To find the base and height of the triangle, we can start by using the formula for the area of a triangle:
\[ A = \frac{b \times h}{2} \]
We know the area \( A = 38 \) cm². Thus, we can write:
\[ 38 = \frac{b \times h}{2} \]
Multiplying both sides by 2 to eliminate the fraction gives us:
\[ 76 = b \times h \]
Next, we also know the relationship between the base \( b \) and the height \( h \). The problem states that the base is four less than three times the height:
\[ b = 3h - 4 \]
Now we can substitute this expression for \( b \) into the area equation:
\[ 76 = (3h - 4) \times h \]
Expanding this gives:
\[ 76 = 3h^2 - 4h \]
Rearranging the equation gives us a standard quadratic form:
\[ 3h^2 - 4h - 76 = 0 \]
Next, we can use the quadratic formula \( h = \frac{-b \pm \sqrt{b^2 - 4ac}}{2a} \).

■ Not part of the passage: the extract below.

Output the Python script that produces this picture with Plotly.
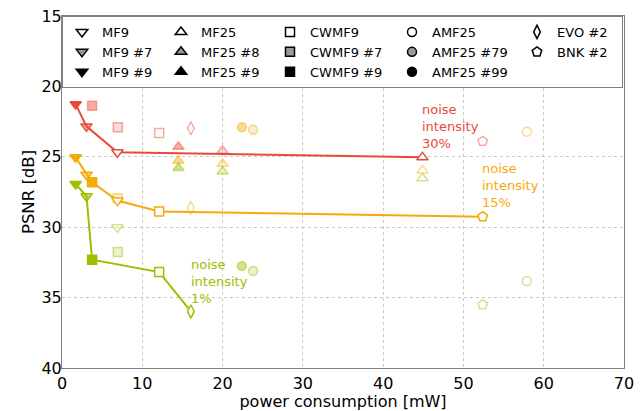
import plotly.graph_objects as go

# ---------------- data ----------------
methods = ["MF9", "MF9 #7", "MF9 #9",
           "MF25", "MF25 #8", "MF25 #9",
           "CWMF9", "CWMF9 #7", "CWMF9 #9",
           "AMF25", "AMF25 #79", "AMF25 #99",
           "EVO #2", "BNK #2"]
power_mw = [6.9, 3.05, 1.7,
            44.9, 20.0, 14.5,
            12.1, 6.95, 3.75,
            57.9, 23.8, 22.4,
            16.05, 52.4]
psnr_30 = [24.68, 22.84, 21.26,
           25.04, 24.57, 24.28,
           23.31, 22.91, 21.38,
           None, None, None,
           22.98, 23.90]
psnr_15 = [28.11, 26.27, 25.04,
           25.98, 25.50, 25.28,
           28.89, 27.94, 26.81,
           23.22, 23.08, 22.90,
           28.63, 29.25]
psnr_1 = [30.00, 27.80, 26.93,
          26.52, 26.05, 25.80,
          33.19, 31.77, 32.31,
          33.82, 33.11, 32.76,
          35.98, 35.50]
front_30 = ["MF9 #9", "MF9 #7", "MF9", "MF25"]
front_15 = ["MF9 #9", "MF9 #7", "CWMF9 #9", "MF9", "CWMF9", "BNK #2"]
front_1 = ["MF9 #9", "MF9 #7", "CWMF9 #9", "CWMF9", "EVO #2"]
noise_pcts = ["30%", "15%", "1%"]
label_x = [44.6, 52.1, 15.85]
label_y = [22.84, 27.05, 33.87]
legend_columns = [["MF9", "MF9 #7", "MF9 #9"],
                  ["MF25", "MF25 #8", "MF25 #9"],
                  ["CWMF9", "CWMF9 #7", "CWMF9 #9"],
                  ["AMF25", "AMF25 #79", "AMF25 #99"],
                  ["EVO #2", "BNK #2"]]

# ---------------- styles ----------------
FONT = "DejaVu Sans"
symbol_of = {"MF9": "triangle-down", "MF25": "triangle-up", "CWMF9": "square",
             "AMF25": "circle", "EVO": "diamond-tall", "BNK": "pentagon"}
size_of = {"triangle-down": 10, "triangle-up": 10, "square": 9, "circle": 9,
           "diamond-tall": 9.5, "pentagon": 10}
column_widths = [54, 64, 77, 80, 60]


def style_of(m):
    if m.startswith("EVO") or m.startswith("BNK") or "#" not in m:
        return "open"
    tag = m.split("#")[1]
    return "filled" if tag in ("9", "99") else "hatched"


def sym(m):
    return symbol_of[m.split(" ")[0]]


series = [
    (psnr_30, front_30, (232, 74, 58)),
    (psnr_15, front_15, (245, 170, 12)),
    (psnr_1, front_1, (155, 192, 0)),
]


def rgba(c, a):
    return "rgba(%d,%d,%d,%.2f)" % (c[0], c[1], c[2], a)


fig = go.Figure()

# lines (Pareto fronts)
for vals, front, col in series:
    xs = [power_mw[methods.index(m)] for m in front]
    ys = [vals[methods.index(m)] for m in front]
    fig.add_trace(go.Scatter(x=xs, y=ys, mode="lines", showlegend=False,
                             line=dict(color=rgba(col, 1), width=2),
                             hoverinfo="skip"))

# markers: light ones first, then dark ones
for dark_pass in (False, True):
    for vals, front, col in series:
        for m, p, v in zip(methods, power_mw, vals):
            if v is None:
                continue
            dark = m in front
            if dark != dark_pass:
                continue
            st = style_of(m)
            a = 1.0 if dark else 0.45
            if st == "filled":
                fill, edge = rgba(col, a), rgba(col, a)
            elif st == "hatched":
                fill, edge = rgba(col, 0.45 * a), rgba(col, a)
            else:
                fill, edge = "rgba(255,255,255,1)" if dark else "rgba(255,255,255,0)", rgba(col, a)
            s = sym(m)
            fig.add_trace(go.Scatter(
                x=[p], y=[v], mode="markers", showlegend=False, name=m,
                marker=dict(symbol=s, size=size_of[s], color=fill,
                            line=dict(color=edge, width=1.5))))

# legend entries (black markers), one legend group per column
for ci, column in enumerate(legend_columns):
    for m in column:
        st = style_of(m)
        s = sym(m)
        if st == "filled":
            fill = "black"
        elif st == "hatched":
            fill = "rgba(0,0,0,0.4)"
        else:
            fill = "white"
        fig.add_trace(go.Scatter(
            x=[None], y=[None], mode="markers", name=m, showlegend=True,
            legendgroup="col%d" % ci, legendwidth=column_widths[ci],
            marker=dict(symbol=s, size=size_of[s], color=fill,
                        line=dict(color="black", width=1.5))))

# noise-intensity labels
for (vals, front, col), pct, lx, ly in zip(series, noise_pcts, label_x, label_y):
    fig.add_annotation(x=lx, y=ly, text="noise<br>intensity<br>" + pct, showarrow=False,
                       xanchor="left", yanchor="middle", align="left",
                       font=dict(family=FONT, size=13, color=rgba(col, 1)))

axis_common = dict(showline=True, linecolor="#808080", linewidth=1, mirror=True,
                   showgrid=True, gridcolor="#c8c8c8", griddash="dot", gridwidth=1,
                   zeroline=False, ticks="", automargin=False,
                   tickfont=dict(family=FONT, size=16, color="black"))

fig.update_layout(
    width=643, height=411,
    margin=dict(l=62, r=19, t=16, b=43, autoexpand=False),
    paper_bgcolor="white", plot_bgcolor="white",
    font=dict(family=FONT, color="black"),
    xaxis=dict(range=[0, 70], dtick=10, tick0=0, ticklabelstandoff=1,
               title=dict(text="power consumption [mW]", font=dict(family=FONT, size=16), standoff=0),
               **axis_common),
    yaxis=dict(range=[40, 15], dtick=5, tick0=15, ticklabelstandoff=-4,
               title=dict(text="PSNR [dB]", font=dict(family=FONT, size=16.5), standoff=2),
               **axis_common),
    legend=dict(orientation="h", x=0, y=1, xanchor="left", yanchor="top",
                bgcolor="white", bordercolor="#808080", borderwidth=1,
                font=dict(family=FONT, size=13, color="black"),
                tracegroupgap=0, itemsizing="trace"),
)

fig.write_html("out.html")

Here, \( a = 3 \), \( b = -4 \), and \( c = -76 \).
Calculating the discriminant:
\[ b^2 - 4ac = (-4)^2 - 4 \times 3 \times (-76) = 16 + 912 = 928 \]
Now we can apply the quadratic formula:
\[ h = \frac{-(-4) \pm \sqrt{928}}{2 \times 3} = \frac{4 \pm \sqrt{928}}{6} \]
Calculating \( \sqrt{928} \):
\[ \sqrt{928} \approx 30.5 \]
Now we substitute this back into the equation for \( h \):
\[ h = \frac{4 \pm 30.5}{6} \]
This gives us two potential solutions:
- \( h = \frac{34.5}{6} \approx 5.75 \)
- \( h = \frac{-26.5}{6} \approx -4.42 \) (not a valid solution, since height cannot be negative)
Thus, we take the valid solution:
\[ h \approx 5.75 \]
Now we can find \( b \):
\[ b = 3h - 4 = 3(5.75) - 4 = 17.25 - 4 = 13.25 \]
So the height of the triangle is approximately \( 5.75 \) cm and the base is approximately \( 13.25 \) cm.
To summarize:
- Height \( h \approx 5.75 \) cm
- Base \( b \approx 13.25 \) cm